The Coalition’s form of soft corruption, in contrast, involves big business manipulating policies, institutions and rules of procedure in the allocation of resources and financing by Coalition governments, in the interests of shareholders and corporate executives. Those interests are frequently diametrically opposed to the public interest: fossil fuel companies driving the climate emergency, big banks gouging customers, gambling companies exploiting addicts, and consulting firms encouraging the degradation of public policymaking.

So when Dutton urges a federal ICAC that can investigate the “unholy alliance” between unions and Labor, he is urging the remit of such a body be expanded to include soft corruption. Dutton wants a federal ICAC to look at how donations (trade unions make massive donations to Labor) buy policy, how a revolving door between government and the private sector controls policy, and how vested interests override the public interest. If there’s an unholy alliance between the unions and Labor, then there’s an equally unholy one between big business and the Coalition — and we’ve just endured nine years of it.

And that expanded Dutton-esque remit would also include pork-barrelling and rorting of taxpayer funding for political purposes.

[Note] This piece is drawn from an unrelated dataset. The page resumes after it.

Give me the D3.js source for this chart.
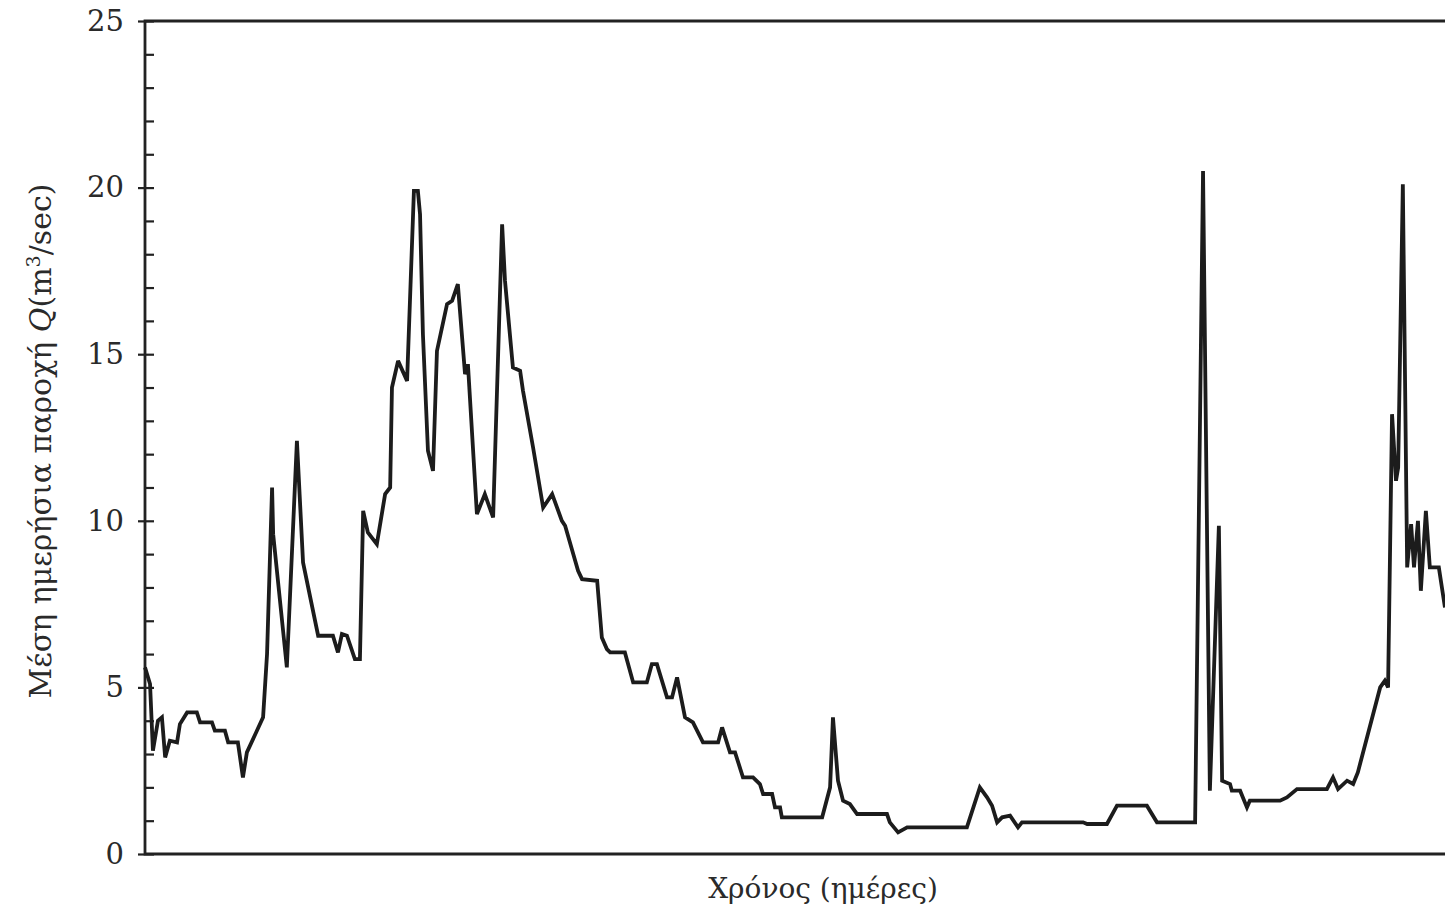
<!DOCTYPE html>
<html>
<head>
<meta charset="utf-8">
<script src="https://cdn.jsdelivr.net/npm/d3@7"></script>
<style>
  html, body { margin: 0; padding: 0; background: #ffffff; overflow: hidden; }
  svg { display: block; }
  text { font-family: "DejaVu Serif", "Liberation Serif", serif; fill: #2a2a2a; }
</style>
</head>
<body>
<svg id="chart" width="1445" height="909"></svg>
<script>
// Daily mean discharge over one hydrological year (day index, m3/sec)
const days = [
  0, 1.4, 2.2, 3.6, 4.7, 5.6, 6.9, 8.9, 9.7, 11.7, 14.4, 15.3, 18.6, 19.4, 22.2, 23.1,
  25.8, 27.2, 28.3, 32.8, 33.9, 35.3, 35.6, 39.4, 42.2, 43.9, 48.1, 52.2, 53.6, 54.7,
  56.1, 58.3, 59.7, 60.6, 61.9, 64.4, 66.7, 68.1, 68.6, 70.3, 72.8, 74.7, 75.8, 76.4,
  77.2, 78.6, 80, 81.1, 83.9, 85.3, 86.9, 88.9, 89.7, 92.2, 94.4, 96.7, 99.2, 100,
  102.2, 104.2, 105, 107.8, 110.6, 113.1, 115.8, 116.7, 120.3, 121.4, 125.6, 126.9,
  128.3, 129.2, 133.3, 135.6, 139.4, 140.8, 142.2, 145, 146.4, 147.8, 150, 152.2, 155,
  159.2, 160.3, 162.5, 163.9, 166.1, 168.9, 170.8, 171.7, 174.2, 175, 176.4, 176.9,
  188.1, 190.3, 191.1, 192.5, 193.9, 195.8, 197.8, 206.1, 206.9, 209.2, 211.7, 228.3,
  229.2, 231.9, 233.9, 235.3, 236.7, 238.1, 240.3, 242.5, 243.6, 260.6, 261.7, 267.2,
  270, 278.3, 281.1, 291.7, 293.9, 295.8, 298.3, 299.2, 301.4, 301.9, 304.2, 306.1,
  306.9, 315.3, 317.2, 320, 328.3, 330, 331.4, 333.9, 335.6, 336.9, 343.1, 344.4,
  345.3, 346.4, 347.5, 348.1, 349.4, 350.6, 351.7, 352.5, 353.6, 354.4, 355.8, 356.9,
  359.4, 361.1
];
const discharge = [
  5.6, 5.1, 3.1, 4.0, 4.1, 2.9, 3.4, 3.35, 3.9, 4.25, 4.25, 3.95, 3.95, 3.7, 3.7, 3.35,
  3.35, 2.3, 3.05, 4.1, 6.0, 11.0, 9.6, 5.6, 12.4, 8.75, 6.55, 6.55, 6.05, 6.6,
  6.55, 5.85, 5.85, 10.3, 9.65, 9.3, 10.8, 11.0, 14.0, 14.8, 14.2, 19.9, 19.9, 19.2,
  15.6, 12.1, 11.5, 15.1, 16.5, 16.6, 17.1, 14.4, 14.7, 10.2, 10.8, 10.1, 18.9, 17.2,
  14.6, 14.5, 13.9, 12.2, 10.4, 10.8, 10.0, 9.85, 8.5, 8.25, 8.2, 6.5,
  6.15, 6.05, 6.05, 5.15, 5.15, 5.7, 5.7, 4.7, 4.7, 5.3, 4.1, 3.95, 3.35,
  3.35, 3.8, 3.05, 3.05, 2.3, 2.3, 2.1, 1.8, 1.8, 1.4, 1.4, 1.1,
  1.1, 2.0, 4.1, 2.2, 1.6, 1.5, 1.2, 1.2, 0.95, 0.65, 0.8, 0.8,
  1.1, 2.0, 1.7, 1.45, 0.95, 1.1, 1.15, 0.8, 0.95, 0.95, 0.9, 0.9,
  1.45, 1.45, 0.95, 0.95, 20.5, 1.9, 9.85, 2.2, 2.1, 1.9, 1.9, 1.4,
  1.6, 1.6, 1.7, 1.95, 1.95, 2.3, 1.95, 2.2, 2.1, 2.45, 5.0, 5.2,
  5.0, 13.2, 11.2, 11.6, 20.1, 8.6, 9.9, 8.6, 10.0, 7.9, 10.3, 8.6,
  8.6, 7.4
];
const yTickValues = [0, 5, 10, 15, 20, 25];
const yMinorValues = d3.range(0, 26, 1);
const xTitle = "Χρόνος (ημέρες)";
const yTitleMain = "Μέση ημερήσια παροχή  ";
const yTitleSymbol = "Q";
const yTitleUnit = "(m";
const yTitleSup = "3";
const yTitleEnd = "/sec)";

const svg = d3.select("#chart");
const plotLeft = 145, plotTop = 21, plotBottom = 854, plotRight = 1459;

const x = d3.scaleLinear().domain([0, 365]).range([plotLeft, plotRight]);
const y = d3.scaleLinear().domain([0, 25]).range([plotBottom, plotTop]);

const ink = "#222222";

// Frame: left, top and bottom edges of the plotting area
svg.append("path")
  .attr("d", `M${plotRight + 10},${plotTop}H${plotLeft}V${plotBottom}H${plotRight + 10}`)
  .attr("fill", "none")
  .attr("stroke", ink)
  .attr("stroke-width", 2.8);

// Minor ticks every 1 m3/sec, inside the axis
const yMinor = d3.axisRight(y).tickValues(yMinorValues).tickSize(9).tickFormat("");
const gMinor = svg.append("g").attr("transform", `translate(${plotLeft},0)`).call(yMinor);
gMinor.select(".domain").remove();
gMinor.selectAll("line").attr("stroke", ink).attr("stroke-width", 2.2);

// Major ticks crossing the axis, with labels
const yMajor = d3.axisLeft(y).tickValues(yTickValues).tickSize(7).tickPadding(14).tickFormat(d3.format("d"));
const gMajor = svg.append("g").attr("transform", `translate(${plotLeft},0)`).call(yMajor);
gMajor.select(".domain").remove();
gMajor.selectAll("line").attr("stroke", ink).attr("stroke-width", 2.2);
gMajor.selectAll("text")
  .attr("font-family", "DejaVu Serif")
  .attr("font-size", 29)
  .attr("fill", "#2a2a2a");

// Discharge hydrograph
const series = days.map((d, i) => ({ day: d, q: discharge[i] }));
const line = d3.line().x(d => x(d.day)).y(d => y(d.q));
svg.append("path")
  .datum(series)
  .attr("d", line)
  .attr("fill", "none")
  .attr("stroke", "#1c1c1c")
  .attr("stroke-width", 3.8)
  .attr("stroke-linejoin", "miter")
  .attr("stroke-miterlimit", 3);

// Axis titles
svg.append("text")
  .attr("x", 823)
  .attr("y", 898)
  .attr("text-anchor", "middle")
  .attr("font-size", 28)
  .text(xTitle);

const yt = svg.append("text")
  .attr("transform", "translate(51,441) rotate(-90)")
  .attr("text-anchor", "middle")
  .attr("font-size", 30);
yt.append("tspan").text(yTitleMain);
yt.append("tspan").attr("font-style", "italic").text(yTitleSymbol);
yt.append("tspan").text(yTitleUnit);
yt.append("tspan").attr("font-size", 19).attr("dy", -11).text(yTitleSup);
yt.append("tspan").attr("dy", 11).text(yTitleEnd);
</script>
</body>
</html>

After all, that is the manipulation of resource allocation by political decision-makers abusing their position to sustain their power.

So Peter Dutton is right: bring on a federal ICAC with a remit to investigate soft corruption. Let it examine every unholy alliance, on all sides of politics, every manipulation of public decision-making, every single example whereby the public interest is ignored for vested interests, be they union, business, partisan or personal. It might be the only good thing Dutton ever accomplishes.